EXERCISE: Print, please, exactly and only the lines between the line holding "Generate a Python" and the line holding "plt.rcParams['font.family'] = ['Lato', 'DejaVu", inclusive, omitting any pictures.

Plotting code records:
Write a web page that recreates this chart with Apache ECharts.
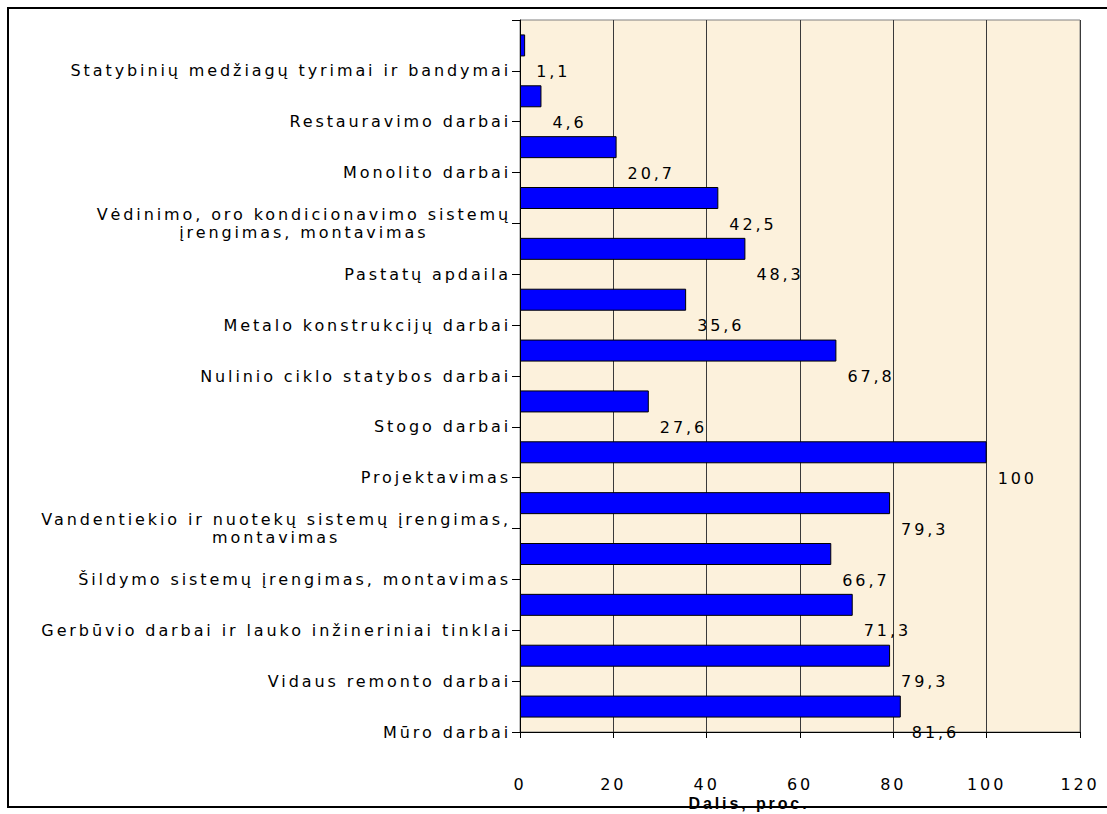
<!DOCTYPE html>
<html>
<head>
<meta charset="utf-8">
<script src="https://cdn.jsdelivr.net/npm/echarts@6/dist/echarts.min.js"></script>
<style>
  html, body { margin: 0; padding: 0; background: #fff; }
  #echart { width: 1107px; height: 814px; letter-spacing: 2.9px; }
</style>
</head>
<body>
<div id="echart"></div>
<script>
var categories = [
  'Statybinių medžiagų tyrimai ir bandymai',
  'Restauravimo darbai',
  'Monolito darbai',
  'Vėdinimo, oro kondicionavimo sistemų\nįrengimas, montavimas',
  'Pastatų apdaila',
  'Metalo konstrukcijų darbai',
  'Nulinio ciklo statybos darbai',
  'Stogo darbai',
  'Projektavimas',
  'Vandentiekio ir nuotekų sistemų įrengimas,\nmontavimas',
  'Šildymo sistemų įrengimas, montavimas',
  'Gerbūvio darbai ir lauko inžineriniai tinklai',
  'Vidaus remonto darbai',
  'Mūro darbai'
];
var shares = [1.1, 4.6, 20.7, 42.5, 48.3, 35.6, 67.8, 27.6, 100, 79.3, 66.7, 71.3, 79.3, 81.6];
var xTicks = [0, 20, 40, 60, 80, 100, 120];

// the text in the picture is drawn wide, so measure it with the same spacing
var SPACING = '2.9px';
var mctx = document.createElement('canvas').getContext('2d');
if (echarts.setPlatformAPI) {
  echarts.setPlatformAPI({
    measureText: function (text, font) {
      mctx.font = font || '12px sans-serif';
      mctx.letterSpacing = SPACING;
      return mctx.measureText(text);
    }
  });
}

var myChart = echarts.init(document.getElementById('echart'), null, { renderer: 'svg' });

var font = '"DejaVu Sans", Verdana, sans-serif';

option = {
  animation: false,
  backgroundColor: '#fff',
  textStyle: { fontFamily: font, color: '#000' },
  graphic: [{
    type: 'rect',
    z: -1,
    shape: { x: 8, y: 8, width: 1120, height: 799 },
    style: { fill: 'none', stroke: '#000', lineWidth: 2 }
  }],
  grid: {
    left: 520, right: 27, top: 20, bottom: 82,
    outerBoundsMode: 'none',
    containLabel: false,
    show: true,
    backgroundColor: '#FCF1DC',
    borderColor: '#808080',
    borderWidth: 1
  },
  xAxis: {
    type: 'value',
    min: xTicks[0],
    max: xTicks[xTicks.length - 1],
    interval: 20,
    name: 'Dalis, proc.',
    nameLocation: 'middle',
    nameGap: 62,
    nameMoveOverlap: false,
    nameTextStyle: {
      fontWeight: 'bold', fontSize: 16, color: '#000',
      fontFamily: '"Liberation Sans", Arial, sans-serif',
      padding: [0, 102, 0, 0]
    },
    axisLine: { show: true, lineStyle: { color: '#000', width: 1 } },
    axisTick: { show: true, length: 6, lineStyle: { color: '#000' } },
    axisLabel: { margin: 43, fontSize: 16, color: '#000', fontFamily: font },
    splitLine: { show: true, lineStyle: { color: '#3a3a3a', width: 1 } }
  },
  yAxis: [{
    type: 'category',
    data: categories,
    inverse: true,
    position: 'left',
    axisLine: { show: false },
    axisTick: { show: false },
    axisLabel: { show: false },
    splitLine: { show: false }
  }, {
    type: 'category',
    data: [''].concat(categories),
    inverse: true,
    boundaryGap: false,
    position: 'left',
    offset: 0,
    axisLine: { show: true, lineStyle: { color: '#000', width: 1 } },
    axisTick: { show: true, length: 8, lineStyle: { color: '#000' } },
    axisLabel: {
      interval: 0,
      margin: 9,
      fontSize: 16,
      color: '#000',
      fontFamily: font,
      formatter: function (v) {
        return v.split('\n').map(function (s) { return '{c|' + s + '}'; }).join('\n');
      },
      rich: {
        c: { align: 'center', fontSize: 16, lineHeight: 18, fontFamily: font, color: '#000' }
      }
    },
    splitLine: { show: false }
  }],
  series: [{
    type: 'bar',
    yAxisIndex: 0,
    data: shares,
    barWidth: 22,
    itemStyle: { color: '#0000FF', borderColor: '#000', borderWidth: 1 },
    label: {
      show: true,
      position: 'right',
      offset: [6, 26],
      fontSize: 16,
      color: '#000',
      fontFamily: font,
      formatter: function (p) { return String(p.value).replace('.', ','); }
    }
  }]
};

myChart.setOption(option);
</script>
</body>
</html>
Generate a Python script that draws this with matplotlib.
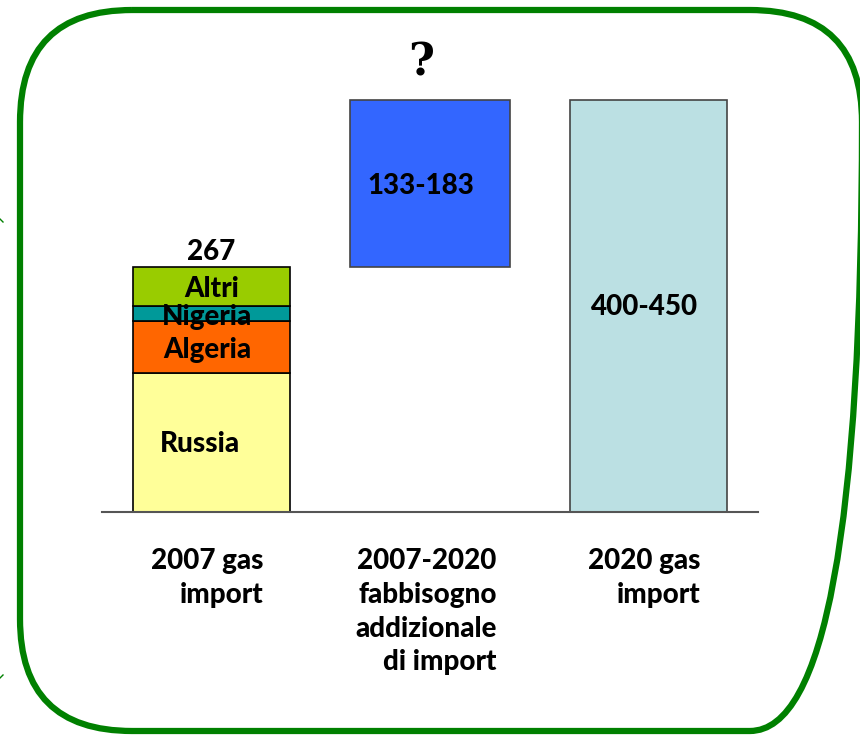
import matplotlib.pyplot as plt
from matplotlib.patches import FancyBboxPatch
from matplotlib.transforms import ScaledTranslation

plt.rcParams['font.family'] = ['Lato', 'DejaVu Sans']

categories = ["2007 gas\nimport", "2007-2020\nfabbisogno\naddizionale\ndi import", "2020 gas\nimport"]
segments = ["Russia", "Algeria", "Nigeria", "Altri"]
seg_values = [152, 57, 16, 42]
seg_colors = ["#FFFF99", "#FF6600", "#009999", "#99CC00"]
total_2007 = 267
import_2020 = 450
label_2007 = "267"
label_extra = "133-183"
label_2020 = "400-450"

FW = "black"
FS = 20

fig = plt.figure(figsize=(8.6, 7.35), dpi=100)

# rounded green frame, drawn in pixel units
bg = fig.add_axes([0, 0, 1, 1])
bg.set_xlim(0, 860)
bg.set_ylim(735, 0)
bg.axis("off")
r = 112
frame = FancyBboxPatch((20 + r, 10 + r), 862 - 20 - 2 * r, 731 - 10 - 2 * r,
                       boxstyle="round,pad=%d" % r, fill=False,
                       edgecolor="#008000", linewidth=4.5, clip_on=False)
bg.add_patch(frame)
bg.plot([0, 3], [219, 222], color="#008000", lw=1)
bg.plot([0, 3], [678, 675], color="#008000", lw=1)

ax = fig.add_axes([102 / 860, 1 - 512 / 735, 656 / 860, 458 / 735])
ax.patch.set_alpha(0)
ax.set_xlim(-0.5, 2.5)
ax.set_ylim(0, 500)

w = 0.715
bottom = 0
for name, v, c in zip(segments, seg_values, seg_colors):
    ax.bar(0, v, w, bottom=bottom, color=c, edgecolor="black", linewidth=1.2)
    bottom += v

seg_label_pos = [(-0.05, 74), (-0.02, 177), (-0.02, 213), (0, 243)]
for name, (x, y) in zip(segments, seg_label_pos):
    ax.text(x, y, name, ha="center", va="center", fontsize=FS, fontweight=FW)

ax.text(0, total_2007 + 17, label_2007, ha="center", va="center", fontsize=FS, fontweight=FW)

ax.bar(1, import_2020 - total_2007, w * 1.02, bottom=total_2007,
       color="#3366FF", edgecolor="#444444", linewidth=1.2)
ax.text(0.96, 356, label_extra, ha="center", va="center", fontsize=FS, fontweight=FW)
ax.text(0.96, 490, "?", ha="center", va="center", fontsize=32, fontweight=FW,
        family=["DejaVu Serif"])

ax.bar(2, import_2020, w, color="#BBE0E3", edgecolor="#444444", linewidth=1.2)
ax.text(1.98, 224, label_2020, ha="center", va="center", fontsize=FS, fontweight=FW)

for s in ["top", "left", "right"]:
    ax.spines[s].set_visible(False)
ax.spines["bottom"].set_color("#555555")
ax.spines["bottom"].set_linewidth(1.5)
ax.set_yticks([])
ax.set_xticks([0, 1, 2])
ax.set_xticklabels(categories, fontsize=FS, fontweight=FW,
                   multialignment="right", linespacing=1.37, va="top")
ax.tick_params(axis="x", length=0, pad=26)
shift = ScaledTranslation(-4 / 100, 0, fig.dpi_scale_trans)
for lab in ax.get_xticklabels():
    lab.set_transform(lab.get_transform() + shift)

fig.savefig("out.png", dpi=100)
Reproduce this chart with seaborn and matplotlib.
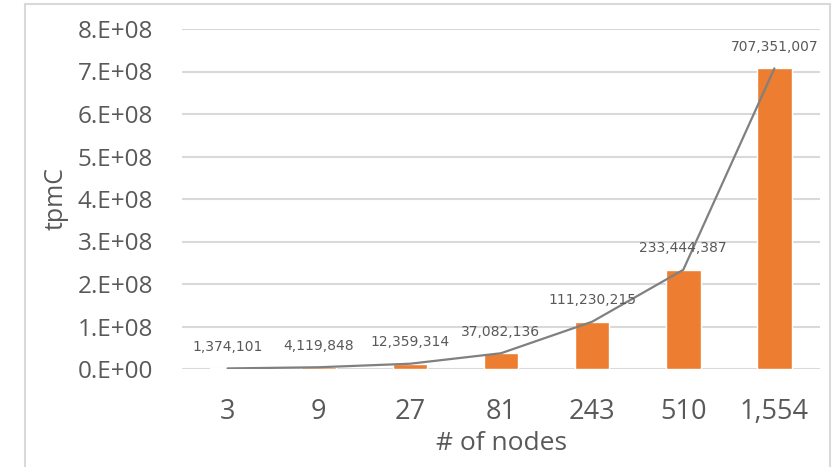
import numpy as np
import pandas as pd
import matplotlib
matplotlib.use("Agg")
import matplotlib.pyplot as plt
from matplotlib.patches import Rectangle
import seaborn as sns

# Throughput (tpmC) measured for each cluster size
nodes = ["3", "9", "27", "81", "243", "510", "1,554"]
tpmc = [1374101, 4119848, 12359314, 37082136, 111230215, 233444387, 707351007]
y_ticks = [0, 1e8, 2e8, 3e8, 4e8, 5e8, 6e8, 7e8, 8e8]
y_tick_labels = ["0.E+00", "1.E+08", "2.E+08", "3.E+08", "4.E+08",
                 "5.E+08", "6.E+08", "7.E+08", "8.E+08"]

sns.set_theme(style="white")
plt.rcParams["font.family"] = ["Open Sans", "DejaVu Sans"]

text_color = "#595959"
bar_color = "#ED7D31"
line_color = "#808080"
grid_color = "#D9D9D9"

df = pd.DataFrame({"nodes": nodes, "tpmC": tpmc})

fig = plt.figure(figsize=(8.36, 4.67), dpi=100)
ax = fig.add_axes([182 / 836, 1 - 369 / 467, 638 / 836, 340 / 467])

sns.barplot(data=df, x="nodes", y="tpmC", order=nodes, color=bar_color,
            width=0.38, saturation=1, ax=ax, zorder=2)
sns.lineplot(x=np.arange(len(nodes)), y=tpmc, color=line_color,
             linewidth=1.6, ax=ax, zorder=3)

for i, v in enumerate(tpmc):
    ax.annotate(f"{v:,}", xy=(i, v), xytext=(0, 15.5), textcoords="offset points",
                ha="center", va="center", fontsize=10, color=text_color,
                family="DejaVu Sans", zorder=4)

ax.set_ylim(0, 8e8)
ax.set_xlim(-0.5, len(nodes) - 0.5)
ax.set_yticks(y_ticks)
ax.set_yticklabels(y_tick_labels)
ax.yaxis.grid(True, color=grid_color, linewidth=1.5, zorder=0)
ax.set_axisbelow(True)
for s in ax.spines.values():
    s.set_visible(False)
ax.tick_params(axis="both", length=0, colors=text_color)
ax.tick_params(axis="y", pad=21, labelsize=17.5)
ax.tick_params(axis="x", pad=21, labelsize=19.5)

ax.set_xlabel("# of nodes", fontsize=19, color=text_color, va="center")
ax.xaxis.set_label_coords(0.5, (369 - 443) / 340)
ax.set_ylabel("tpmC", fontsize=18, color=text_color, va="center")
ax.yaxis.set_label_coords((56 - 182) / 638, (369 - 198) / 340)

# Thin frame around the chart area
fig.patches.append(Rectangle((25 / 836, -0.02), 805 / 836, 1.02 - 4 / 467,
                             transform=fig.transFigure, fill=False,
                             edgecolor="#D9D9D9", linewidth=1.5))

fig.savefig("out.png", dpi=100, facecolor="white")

OUTPUT OF THE TASK:
Generate a Python script that draws this with matplotlib.
import matplotlib.pyplot as plt
from matplotlib.patches import FancyBboxPatch
from matplotlib.transforms import ScaledTranslation

plt.rcParams['font.family'] = ['Lato', 'DejaVu Sans']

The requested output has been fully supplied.